Yep, you can partake in the American Life League-sponsored "Yo, Where's the Shirt?" by taking pictures of pro-life tees and racking up points on an online contest. Now in its third year, the event has harnassed the power of new media, and with Twitter, Facebook, and even an iPhone app the campaign is definitely setting itself up for viral popularity. Although any anti-choice tee will do, NPTWL has two in particular that go for just $6.50 a pop. There's the "Abortion Kills a Person," and the less incendiary and more affirming "It's okay to be pro-life." (I must admit they're a bit more aesthetically pleasing than the fetus-heavy 2008 versions). If you don't want to pony up the cash to complete your anti-choice wardrobe, you can stick the "Personhood now!" sticker (or if you must, just cut it out and tape it) on whatever you're wearing. You earn points by taking pictures that satisfy daily "tasks," which include things like wearing your t-shirt in front of a sign, doing a silly face, or posing with a friend. What's notable is that the most point-worthy tasks are often the most political, or involve sharing pro-life messages with other people. For example:
- Trying to touch your nose with your tongue. 1 pts
- Making some smores. 1 pts
- With a nurse from a crisis pregnancy center. 3 pts
- Find and show us a DVD of one of these movies: Bella, The Waitress or Juno. 3 pts
- Outside, wearing a pair of pants that has PRO-LIFE sewn down a leg. 4 pt
- Help assemble a Cemetery of the Innocents display. 5 pts
- Holding a printed page that says: TEXT RFL TO 90999. [RFL=Rock for Life, a benefit concert series] 5 pts
Notice the disparity? See a full list of tasks and points here.

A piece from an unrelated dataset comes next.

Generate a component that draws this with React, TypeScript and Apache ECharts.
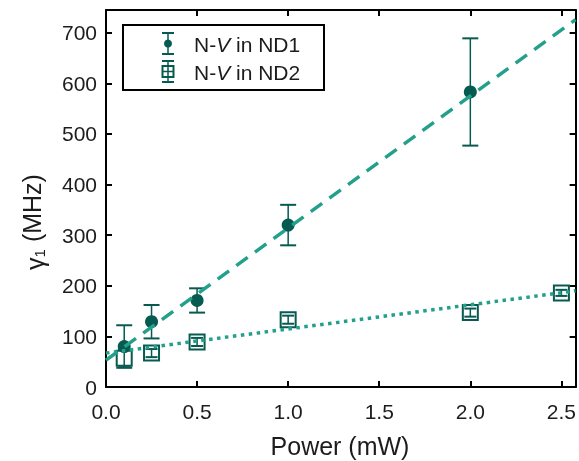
import React, { useEffect, useRef } from "react";
import * as echarts from "echarts";

// ---- data ----
const powerND1 = [0.1, 0.25, 0.5, 1.0, 2.0];
const gammaND1 = [80, 129, 171, 320, 583];
const errND1 = [42, 33, 24, 40, 106];

const powerND2 = [0.1, 0.25, 0.5, 1.0, 2.0, 2.5];
const gammaND2 = [57, 67, 89, 133, 147, 186];
const errND2 = [18, 8, 8, 8, 8, 6];

// fit lines (endpoints)
const fitND1X = [0, 2.578];
const fitND1Y = [53, 726];
const fitND2X = [0, 2.578];
const fitND2Y = [67, 190];

const xTicks = [0, 0.5, 1.0, 1.5, 2.0, 2.5];
const yTicks = [0, 100, 200, 300, 400, 500, 600, 700];

const DARK = "#075a4f";
const LINE = "#22a08b";
const TEXT = "#1c1c1c";
const FONT = "Liberation Sans, Arial, sans-serif";

export default function App() {
  const ref = useRef<HTMLDivElement>(null);
  useEffect(() => {
    if (!ref.current) return;
    const chart = echarts.init(ref.current, undefined, { renderer: "svg" });

    const errRender = (hw: number) => (params: any, api: any) => {
      const x = api.value(0);
      const y = api.value(1);
      const e = api.value(2);
      const t = api.coord([x, y + e]);
      const b = api.coord([x, y - e]);
      return {
        type: "group",
        children: [
          { type: "line", shape: { x1: t[0], y1: t[1], x2: b[0], y2: b[1] }, style: { stroke: DARK, lineWidth: 1.5 } },
          { type: "line", shape: { x1: t[0] - hw, y1: t[1], x2: t[0] + hw, y2: t[1] }, style: { stroke: DARK, lineWidth: 2 } },
          { type: "line", shape: { x1: b[0] - hw, y1: b[1], x2: b[0] + hw, y2: b[1] }, style: { stroke: DARK, lineWidth: 2 } },
        ],
      };
    };

    const xMax = 2.578;
    const yMax = 745;

    const axisCommon = {
      axisLine: { show: true, onZero: false, lineStyle: { color: "#000", width: 2 } },
      axisTick: { show: true, inside: true, length: 6, lineStyle: { color: "#000", width: 2 } },
      splitLine: { show: false },
    };

    chart.setOption({
      animation: false,
      grid: { left: 106, right: 2, top: 10, bottom: 74 },
      xAxis: [
        {
          type: "value", min: 0, max: xMax, interval: 0.5, ...axisCommon,
          axisLabel: {
            show: true, margin: 14, fontSize: 21, color: TEXT, fontFamily: FONT, showMaxLabel: false,
            formatter: (v: number) => (xTicks.some((t) => Math.abs(t - v) < 1e-6) ? v.toFixed(1) : ""),
          },
        },
        {
          type: "value", position: "top", min: 0, max: xMax, interval: 0.5, ...axisCommon,
          axisLabel: { show: false },
        },
      ],
      yAxis: [
        {
          type: "value", min: 0, max: yMax, interval: 100, ...axisCommon,
          axisLabel: {
            show: true, margin: 9, fontSize: 21, color: TEXT, fontFamily: FONT, showMaxLabel: false,
            formatter: (v: number) => (yTicks.includes(v) ? String(v) : ""),
          },
        },
        {
          type: "value", position: "right", min: 0, max: yMax, interval: 100, ...axisCommon,
          axisLabel: { show: false },
        },
      ],
      series: [
        {
          type: "custom", name: "errND1", z: 1,
          renderItem: errRender(8),
          data: powerND1.map((x, i) => [x, gammaND1[i], errND1[i]]),
        },
        {
          type: "scatter", name: "sqND2", z: 2, symbol: "rect", symbolSize: 15,
          itemStyle: { color: "#fff", borderColor: DARK, borderWidth: 2, opacity: 1 },
          data: powerND2.map((x, i) => [x, gammaND2[i]]),
        },
        {
          type: "custom", name: "errND2", z: 3,
          renderItem: errRender(6),
          data: powerND2.map((x, i) => [x, gammaND2[i], errND2[i]]),
        },
        {
          type: "scatter", name: "ND1", z: 4, symbol: "circle", symbolSize: 13,
          itemStyle: { color: DARK, opacity: 1 },
          data: powerND1.map((x, i) => [x, gammaND1[i]]),
        },
        {
          type: "line", name: "fitND1", z: 5, showSymbol: false, symbol: "none",
          lineStyle: { color: LINE, width: 3.5, type: [14, 9], cap: "butt" },
          data: fitND1X.map((x, i) => [x, fitND1Y[i]]),
        },
        {
          type: "line", name: "fitND2", z: 5, showSymbol: false, symbol: "none",
          lineStyle: { color: LINE, width: 3.5, type: [3.5, 4.5], cap: "butt" },
          data: fitND2X.map((x, i) => [x, fitND2Y[i]]),
        },
      ],
      graphic: [
        // legend
        { type: "rect", z: 10, shape: { x: 123, y: 25, width: 201, height: 65 }, style: { fill: "#fff", stroke: "#000", lineWidth: 2 } },
        { type: "line", z: 11, shape: { x1: 168, y1: 33, x2: 168, y2: 54 }, style: { stroke: DARK, lineWidth: 1.5 } },
        { type: "line", z: 11, shape: { x1: 162, y1: 33, x2: 174, y2: 33 }, style: { stroke: DARK, lineWidth: 2 } },
        { type: "line", z: 11, shape: { x1: 162, y1: 54, x2: 174, y2: 54 }, style: { stroke: DARK, lineWidth: 2 } },
        { type: "circle", z: 11, shape: { cx: 168, cy: 43.5, r: 4 }, style: { fill: DARK } },
        { type: "rect", z: 11, shape: { x: 162.5, y: 66, width: 11, height: 11 }, style: { fill: "#fff", stroke: DARK, lineWidth: 2 } },
        { type: "line", z: 12, shape: { x1: 168, y1: 61, x2: 168, y2: 82 }, style: { stroke: DARK, lineWidth: 1.5 } },
        { type: "line", z: 12, shape: { x1: 162, y1: 61, x2: 174, y2: 61 }, style: { stroke: DARK, lineWidth: 2 } },
        { type: "line", z: 12, shape: { x1: 162, y1: 82, x2: 174, y2: 82 }, style: { stroke: DARK, lineWidth: 2 } },
        { type: "line", z: 12, shape: { x1: 163, y1: 71.5, x2: 173, y2: 71.5 }, style: { stroke: DARK, lineWidth: 1.5 } },
        {
          type: "text", z: 11, x: 194, y: 44,
          style: {
            text: "N-{i|V} in ND1", fill: TEXT, font: `21px ${FONT}`, verticalAlign: "middle",
            rich: { i: { fontStyle: "italic", fontSize: 21, fontFamily: FONT, fill: TEXT } },
          },
        },
        {
          type: "text", z: 11, x: 194, y: 72,
          style: {
            text: "N-{i|V} in ND2", fill: TEXT, font: `21px ${FONT}`, verticalAlign: "middle",
            rich: { i: { fontStyle: "italic", fontSize: 21, fontFamily: FONT, fill: TEXT } },
          },
        },
        // axis titles
        {
          type: "text", x: 340, y: 446,
          style: { text: "Power (mW)", fill: TEXT, font: `25px ${FONT}`, align: "center", verticalAlign: "middle" },
        },
        {
          type: "text", x: 32, y: 222, rotation: Math.PI / 2,
          style: {
            text: "{g|γ}{s|1} (MHz)", fill: TEXT, font: `25px ${FONT}`, align: "center", verticalAlign: "middle",
            rich: {
              g: { fontSize: 25, fontFamily: FONT, fill: TEXT, verticalAlign: "bottom", lineHeight: 30 },
              s: { fontSize: 15, fontFamily: FONT, fill: TEXT, verticalAlign: "bottom", lineHeight: 24 },
            },
          },
        },
      ],
    });
    return () => chart.dispose();
  }, []);
  return <div ref={ref} style={{ position: "fixed", left: 0, top: 0, width: 579, height: 461 }} />;
}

And the thing is, for every single task, at least one person has taken a picture, these kids are in it to win it! From the benign ("Enjoy a donut in a donut shop"), to the bizarre ("Make a Lego creation with a pro-life message"), to the disturbing ("Dress like a doctor and hold a sign that says End Abortion Now.")

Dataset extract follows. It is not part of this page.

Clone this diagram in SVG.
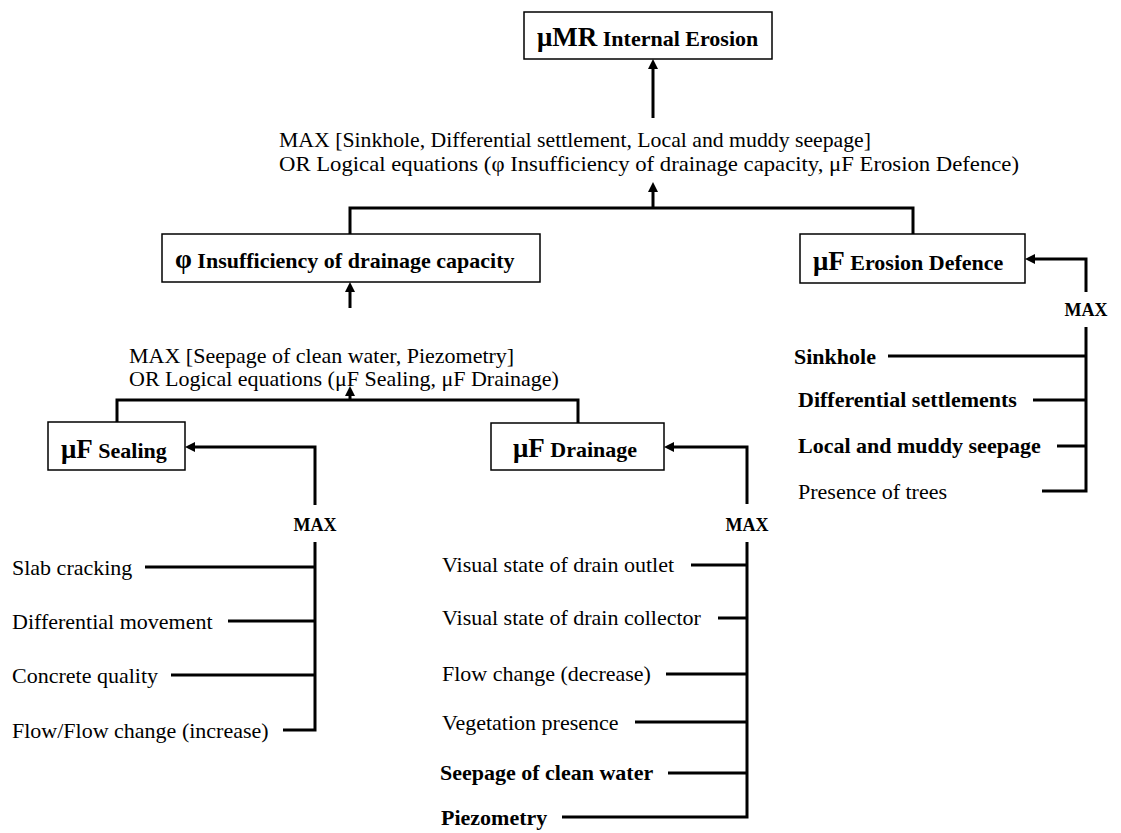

While all I really want to do is make fun of the contest (again, it's actually called "Yo, where's the shirt?") The fact is, the anti-choice movement is hell-bent on targeting young people for their cause, and they're doing it by making it fun and trendy. Who's thinking about a woman's right to choose when you get to do quirky poses? Why consider problematic parental consent laws that affect your peers when you can win a $30 iTunes gift certificate? Like the rest of us, pro-life organizations are adapting to new technology and media to get their message through. Only it seems they're using it to virally encourage kids and teens to recruit others to their cause with a reward system. How bout a task flipping the bird to insidious campaigns?